Kansas City artist Susan White gets to the point literally, philosophically and spiritually, using locust thorns as her medium.
Words by Susan Cannon | Photos by E.G. Schempf
“I believe that there is a kind of spirituality throughout the world that connects all of us across time, across cultures, and that it is deeply manifest in nature,” artist Susan White explains. This belief has a poetic ring to it, and her works seem to carry a common sensibility of lyricism, whether they are representative of hope or forlornness.
In 2010, White was an artist in residence at Youkobo Art Space in Tokyo, and her experiences influenced her work in myriad ways.
“My time in Japan caused me to think carefully about air, about breathing, about osmosis, a kind of unconscious assimilation or gathering of information through the atmosphere,” she says.
She has also said: “Walking is a significant part of my way of being—a means of observing, of thinking.”
Her body of work indeed reflects these connections to nature.
Most recently, White has been working in two predominant mediums. First, mesmerizing pyrography artworks created through a scorching or burning process on paper. With the tiny tip of a burn tool, the artist’s pyrography pieces are intricately born by making millions of tiny burn marks.
“I’m interested in transforming the frenetic impulse of the everyday into a calming, meditative hum,” she says, explaining not only the visual expression of the works, but also the actual rhythm she feels when working on these pieces. She sees these works as a meditation on topography, expressive of air, of breathing, of atmosphere suggestive of deep space as well as a kind of molecular intimacy.
“They are informed by the great prairies of the Midwest, vast acres burned every spring to restore nitrogen to the soil—a fertility ritual in a way—and by the undulating horizon lines of the Flint Hills beneath which is limestone,” she says.
Second are the artist’s thorn sculptures. White’s thorn works are large-scale installations and discrete sculptures related to architectural form.
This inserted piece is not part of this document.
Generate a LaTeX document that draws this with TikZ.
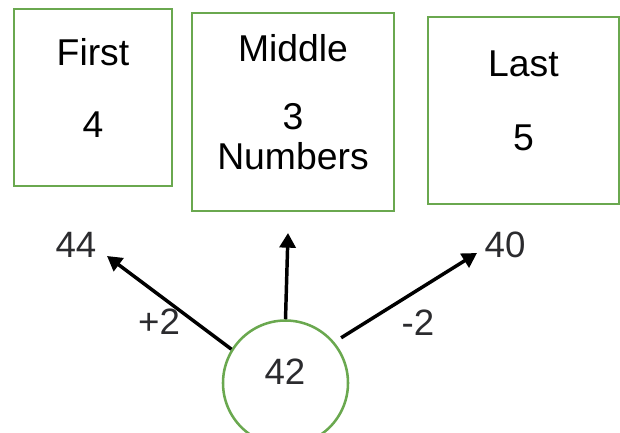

“They are dangerous and much defiled and difficult to work with, yet I respond to their elegance of form and the cultural metaphors they suggest,” White notes.
The artist’s first and largest thorn sculpture she made is the 17-foot artwork, Rift, that resides in a private collection in Loch Lloyd. The suspended sculptures are created around a central chain.
“I make a hole through which the natural thorns are self-doweled. It is a slow and meditative process,” she explains. However, one suspended thorn sculpture called Hope Line has no interior chain. “Hope is fragile,” White comments about this particular work, painted in gold, one thorn at a time.
White’s seminal body of using thorns, however, has been a series of American Thorn Flags she began in 2012. Flag I represented a complete flag at Cara y Cabezas Gallery, and Flag II, shown at Haw Contemporary Gallery in 2014, was a partial flag with some of the thorns having fallen to the floor, when she felt the country to be in a growing state of disarray and distress. Through the subsequent years, her series of American flags became expressive of the magnitude of conflict and dissension within America, where each of the six appeared in further decay. In her latest exhibition at Studios Inc. in September 2024, Flag VI was disassembled into three separate piles of thorns. At that time, she felt everything had fallen apart, yet some hope remained.
While there is a line of “hope” through White’s various works, she has concluded that Flag VI, the disassembled flag, will be the final of the series.